On March 11, we hosted a Member Stage Reading doubleheader when Randolph College student Grace Gardiner and professor Gary Dop traveled to the Playwrights’ Center for readings of their new plays in progress. Randolph College is part of New Plays on Campus, an institutional membership program to connect colleges to playwrights, and students to the world of professional playwriting.
As Playwrights’ Center members, Dop and Gardiner have access to our One-on-One with a Dramaturg program. They applied to a summer research program at Randolph that provided funding for them to work on their plays with each other and in consultation with dramaturgs. Gardiner worked on her play The Good Guy with dramaturg Christina Ham and Dop worked on his play Memorandum of Understanding with dramaturg Dominic Orlando.
Gardiner and Dop then applied for and received a second round of funding from Randolph to travel from Virginia to Minneapolis for readings of their plays through the Member Stage Reading program. On the 11th, both plays received public readings performed by some of the Twin Cities’ best actors, followed by in-depth conversations among the playwrights, actors, and attendees.
Gardiner says the experience of the reading was like “an amazing dream. It was just so professionally done. Having professional actors who have been in workshops like this before let me focus on the script; I could really tell the parts where it felt like it was going well and the parts where it was not jiving for me.”
Gardiner continues, “I am pretty new to playwriting and for me this experience was an affirmation that this is what I want to do. I want to be in this environment, and move into the writing life, the writing career. It helped show me another level of professionalism and make new contacts. As a senior, I feel like I’m coming into my own now. Being able to interact with these professionals who are high-caliber creative people who do this for a living—having these enriching conversations with them—it’s something invaluable that you can’t get in the classroom.”
Dop, who has been a member of the Playwrights’ Center on and off for many years, was thrilled to have this opportunity to develop not only his own work, but that of his student’s. “It is incredibly affirming to a young writer to do something that many other people don’t get a chance to do for another decade of their writing life.

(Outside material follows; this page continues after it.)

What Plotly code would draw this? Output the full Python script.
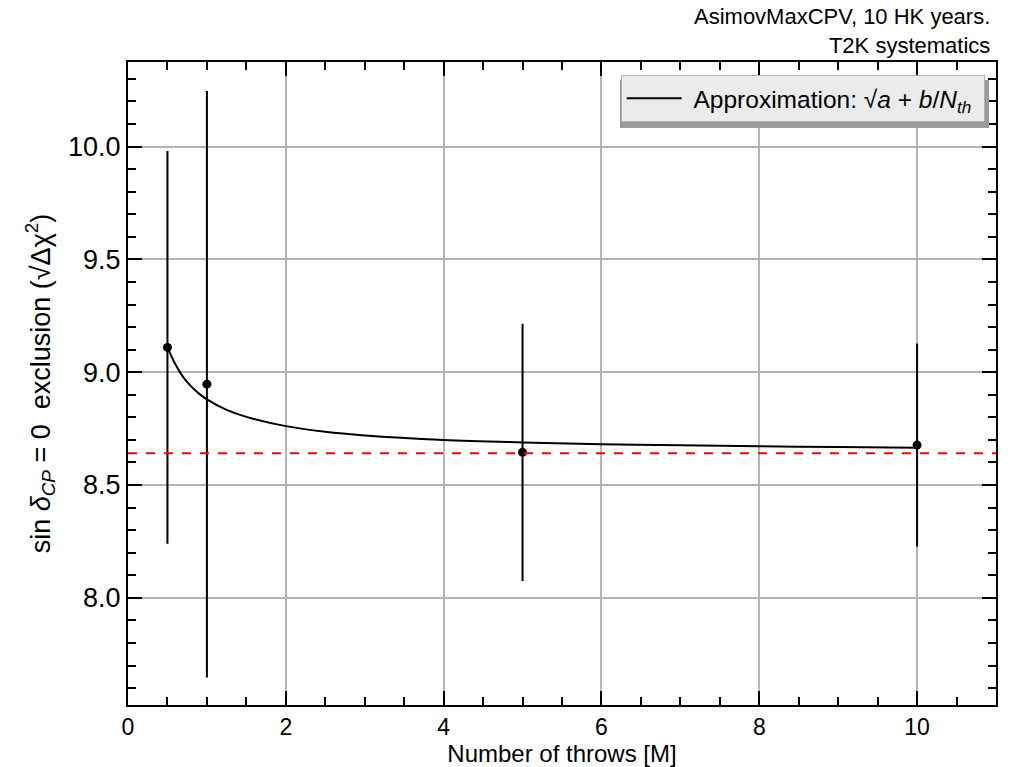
import plotly.graph_objects as go

# Measured points (Number of throws [M], sqrt(delta chi2)) with symmetric errors
throws = [0.5, 1.0, 5.0, 10.0]
exclusion = [9.11, 8.947, 8.645, 8.677]
exclusion_err = [0.87, 1.30, 0.57, 0.45]

# Approximation curve sqrt(a + b/N_th)
curve_n = [0.5, 0.6, 0.7, 0.8, 0.9, 1.0, 1.25, 1.5, 2.0, 2.5, 3.0, 4.0, 5.0, 6.0, 7.0, 8.0, 9.0, 10.0]
curve_y = [9.11, 9.035, 8.978, 8.937, 8.905, 8.880, 8.833, 8.802, 8.761, 8.736, 8.720, 8.700, 8.689, 8.681, 8.676, 8.672, 8.668, 8.665]

# Asymptote sqrt(a)
asymptote = 8.641

x_ticks = [0, 2, 4, 6, 8, 10]
y_ticks = [8.0, 8.5, 9.0, 9.5, 10.0]

fig = go.Figure()

fig.add_trace(go.Scatter(
    x=curve_n, y=curve_y, mode="lines", line=dict(color="black", width=2, shape="spline"),
    name="\u00a0Approximation: √<i>a</i> + <i>b</i>/<i>N</i><sub><i>th</i></sub>\u00a0",
    showlegend=True,
))

fig.add_trace(go.Scatter(
    x=throws, y=exclusion, mode="markers",
    marker=dict(color="black", size=9),
    error_y=dict(type="data", array=exclusion_err, color="black", thickness=2, width=0),
    showlegend=False,
))

fig.add_hline(y=asymptote, line=dict(color="red", width=2, dash="dash"))

axis_common = dict(
    showline=True, linecolor="black", linewidth=2, mirror="allticks",
    ticks="inside", ticklen=14, tickwidth=2, tickcolor="black",
    showgrid=True, gridcolor="#b3b3b3", gridwidth=2, zeroline=False,
    automargin=False,
)

fig.update_xaxes(
    range=[0, 11], tickvals=x_ticks, ticktext=[str(v) for v in x_ticks],
    tickfont=dict(family="Liberation Sans", size=23, color="black"),
    title=dict(text="Number of throws [M]", font=dict(family="Liberation Sans", size=24, color="black"), standoff=0),
    minor=dict(dtick=0.5, ticks="inside", ticklen=8, tickwidth=1.5, tickcolor="black", showgrid=False),
    **axis_common,
)
fig.update_yaxes(
    range=[7.525, 10.375], tickvals=y_ticks, ticktext=[f"{v:.1f}" for v in y_ticks],
    tickfont=dict(family="Liberation Sans", size=27, color="black"),
    title=dict(text="sin <i>δ</i><sub><i>CP</i></sub> = 0\u00a0\u00a0exclusion (√Δχ<sup>2</sup>)",
               font=dict(family="Liberation Sans", size=27, color="black"), standoff=10),
    minor=dict(dtick=0.1, ticks="inside", ticklen=8, tickwidth=1.5, tickcolor="black", showgrid=False),
    **axis_common,
)

fig.add_annotation(
    text="AsimovMaxCPV, 10 HK years.<br>T2K systematics",
    xref="paper", yref="paper", x=0.995, y=1.0, xanchor="right", yanchor="bottom",
    yshift=2, align="right", showarrow=False,
    font=dict(family="Liberation Sans", size=22, color="black"),
)

# Legend drop shadow (drawn beneath the legend box, offset right/down)
fig.add_shape(
    type="rect", xref="paper", yref="paper",
    x0=(620 - 128) / 868, x1=(989 - 128) / 868,
    y0=(705 - 128) / 643, y1=(705 - 80) / 643,
    fillcolor="#9a9a9a", line=dict(width=0), layer="above",
)

fig.update_layout(
    width=1015, height=767,
    margin=dict(l=128, r=19, t=62, b=62),
    paper_bgcolor="white", plot_bgcolor="white",
    legend=dict(
        x=0.987, y=0.98, xanchor="right", yanchor="top",
        bgcolor="#ebebeb", bordercolor="#b0b0b0", borderwidth=1,
        font=dict(family="Liberation Sans", size=24.5, color="black"),
        itemwidth=55,
    ),
)

fig.write_html("out.html")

For her to know that, yes, she has to work to do, but also she’s in the game and getting out there as a writer, to me that’s wonderful.”
As for his own reading, Dop says “I felt tremendously alive to sit in the corner of the room and feel my play coming alive in the actors and audience. This is very experimental, the kind of play that I’m trying, so I needed this experience to tell me ‘OK, I can see this taking flight eventually.’ For me, the Playwrights’ Center is the best place in the country to test out a new work in this phase. Today was an absolute joy.”
Gardiner agrees, saying “My ambitions have been taken seriously. My work has been taken seriously. My creative vision has been taken seriously, and that means a lot.”